As a corollary to these questions with regard to the value of historiographical texts in providing accurate information about the past, we also wish to draw the readers’ attention to one further aspect of epistemological pessimism. This is the idea that historiographical sources, particularly from the early Middle Ages, are so laconic with regard to military matters that they offer very little scope for anything other than a bare bones recitation of the names of conquerors and lists of battles or sieges. This approach to historiographical sources, in our view, is a manifestation of the old-style positivistic approach to history, in which the historian’s task was to collect data points provided by the text and then develop a coherent image from them. What is missing is the use of historical imagination, which makes it possible to pose a series of questions that are raised if the information provided by a source is, in fact, accurate.

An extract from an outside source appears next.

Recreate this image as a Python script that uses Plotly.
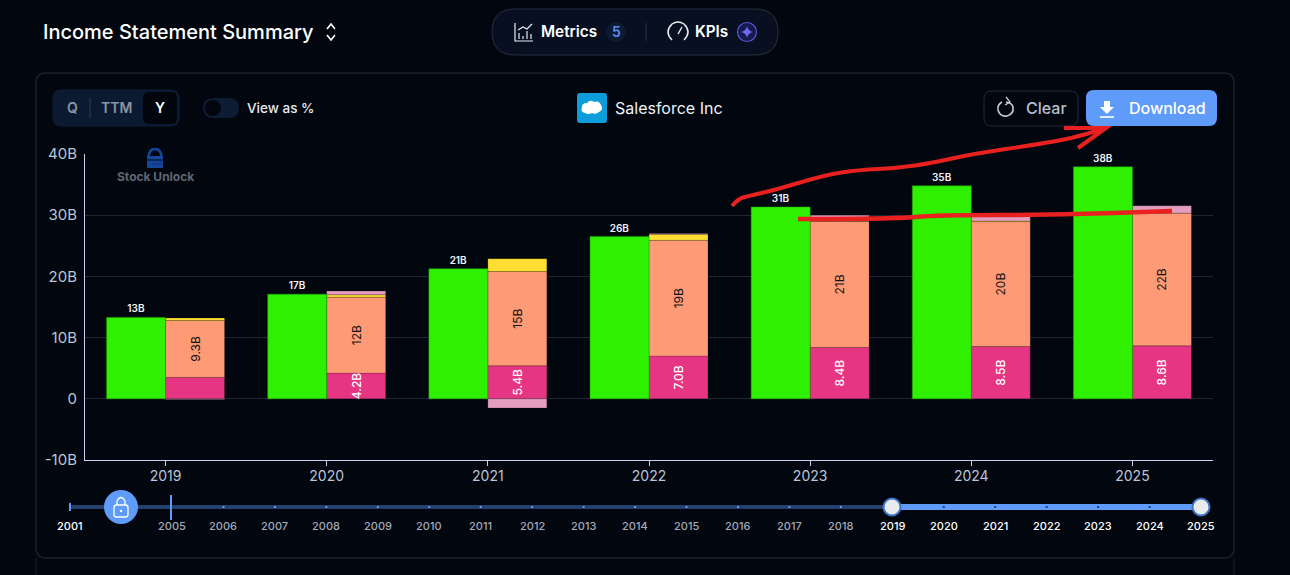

For example, the observation made by Bishop Gregory of Tours (died c.594) in his Histories that in 531 the Thuringian king Hermanfrid prepared the battlefield along the Unstrut River with ditches to thwart a potential Frankish cavalry attack opens up a number of fruitful avenues for questions. It is clear that Hermanfrid had to obtain information regarding both Frankish military organization and tactics. He had to have specific information considerably prior to the Frankish attack in order to prepare the field of battle. Consequently, the modern historian must ask, how did Hermanfrid obtain information about the approach of the Franks, how did the Thuringians know about Frankish tactics, and how did the Thuringians know that preparing a field with ditches was the proper response to the typical Frankish style of attack? These questions open the way to investigating matters such as military training and intelligence that are discussed in Chapters 6–7.